One of the girls, while following her crush home from school, sees him walk into a garage door and hurt his head – so she decides that when he wakes up, she’ll tell him that she’s his girlfriend, and he just forgot because of the accident.
It’s a great premise, and it makes for some very funny and awkward moments as well as some strongly emotional and genuinely fascinating twists and turns as a result. Over the film’s first act, while things all start to become a lot looser and more abstract, the combination of good humour and genuine drama throughout makes for a very entertaining watch, and the sort of story that I would have been glad to watch unfold for the rest of the film.
However, there is a point where the opening act sort of drives the story into its own dead end. While still interesting and entertaining up to that point, it’s clear that there’s no way that the screenplay can push this line of the story any further, leading to a signficant change in focus and atmosphere, and unfortunately the beginning of the film’s downfall.
Almost completely reversing the main focus of the film from Hana’s story to Alice’s, we get a slightly less concrete and definitely less interesting story for the following half hour, and although there are times when we go and look back at Hana’s story, as she tries to keep her ‘boyfriend’ in the dark about who she really is, those breaks are way too few and far between to have the meaningful impact they should.

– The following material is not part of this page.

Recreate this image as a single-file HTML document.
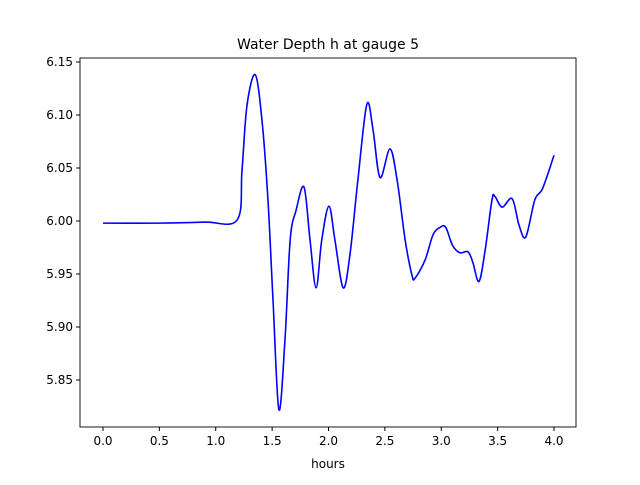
<!DOCTYPE html>
<html><head><meta charset="utf-8"><style>
body{margin:0;background:#fff}
text{font-family:"DejaVu Sans","Liberation Sans",sans-serif;fill:#000}
</style></head><body>
<svg id="c" width="640" height="480" xmlns="http://www.w3.org/2000/svg"></svg>
<script>
const times=[0,0.5,0.9,1.19,1.233,1.277,1.35,1.41,1.463,1.508,1.56,1.614,1.66,1.712,1.783,1.836,1.89,1.94,2.004,2.057,2.13,2.19,2.26,2.34,2.395,2.457,2.545,2.608,2.68,2.74,2.767,2.856,2.927,2.99,3.04,3.10,3.166,3.237,3.28,3.335,3.39,3.45,3.477,3.54,3.629,3.69,3.75,3.83,3.90,4.0];
const depths=[5.998,5.998,5.999,6.001,6.048,6.109,6.138,6.095,6.02,5.925,5.822,5.888,5.982,6.010,6.032,5.982,5.937,5.982,6.014,5.982,5.937,5.968,6.038,6.110,6.086,6.041,6.068,6.039,5.982,5.949,5.946,5.963,5.987,5.994,5.994,5.977,5.970,5.971,5.961,5.943,5.973,6.020,6.023,6.013,6.021,5.996,5.985,6.02,6.031,6.062];
const xTicks=[0,0.5,1,1.5,2,2.5,3,3.5,4];
const yTicks=[5.85,5.90,5.95,6.00,6.05,6.10,6.15];
const svg=document.getElementById('c');const NS='http://www.w3.org/2000/svg';
const L=80,R=576,T=58,B=427;
const X=t=>103+t*112.75;
const Y=v=>221-(v-6)*1060;
function mk(tag,a,p){const e=document.createElementNS(NS,tag);for(const k in a)e.setAttribute(k,a[k]);(p||svg).appendChild(e);return e;}
const t=mk('text',{x:328,y:49,'text-anchor':'middle','font-size':14});t.textContent='Water Depth h at gauge 5';


const pts=times.map((tt,i)=>[X(tt),Y(depths[i])]);
let d='M'+pts[0][0]+','+pts[0][1];
for(let i=0;i<pts.length-1;i++){const p0=pts[Math.max(0,i-1)],p1=pts[i],p2=pts[i+1],p3=pts[Math.min(pts.length-1,i+2)];
const c1=[p1[0]+(p2[0]-p0[0])/6,p1[1]+(p2[1]-p0[1])/6],c2=[p2[0]-(p3[0]-p1[0])/6,p2[1]-(p3[1]-p1[1])/6];
d+=` C${c1[0]},${c1[1]} ${c2[0]},${c2[1]} ${p2[0]},${p2[1]}`;}
const line=mk('path',{d:d,fill:'none',stroke:'#0000ff','stroke-width':1.6});


const fr=mk('rect',{x:L,y:T,width:R-L,height:B-T,fill:'none',stroke:'#000','stroke-width':0.9});


xTicks.forEach(v=>{const x=X(v);mk('line',{x1:x,x2:x,y1:B,y2:B+4,stroke:'#000'});
const tx=mk('text',{x:x,y:B+18,'text-anchor':'middle','font-size':12});tx.textContent=v.toFixed(1);

});
yTicks.forEach(v=>{const y=Y(v);mk('line',{x1:L-4,x2:L,y1:y,y2:y,stroke:'#000'});
const tx=mk('text',{x:L-7,y:y+4,'text-anchor':'end','font-size':12});tx.textContent=v.toFixed(2);

});
const xl=mk('text',{x:328,y:468,'text-anchor':'middle','font-size':12});xl.textContent='hours';


</script>
</body></html>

Of course, the film is made even harder to watch simply because it moves at such a slow pace, and for such a long time. While the story goes in peaks and troughs throughout, eventually recovering to reinvigorate some good emotional drama come the third act, the pace becomes slower and slower throughout, and in tandem with a somewhat more dreamlike atmosphere and such a long running time, it becomes a very heavy watch.
Overall, Hana & Alice was a film with great potential that shines brightly early on, and at moments throughout later, however it fails to keep you fully engaged over the course of its very slow-moving two hours and fifteen minutes, and that makes for a much less entertaining watch, and often a lot more frustrating, than should have been the case, which is why I’m giving it a 7.2.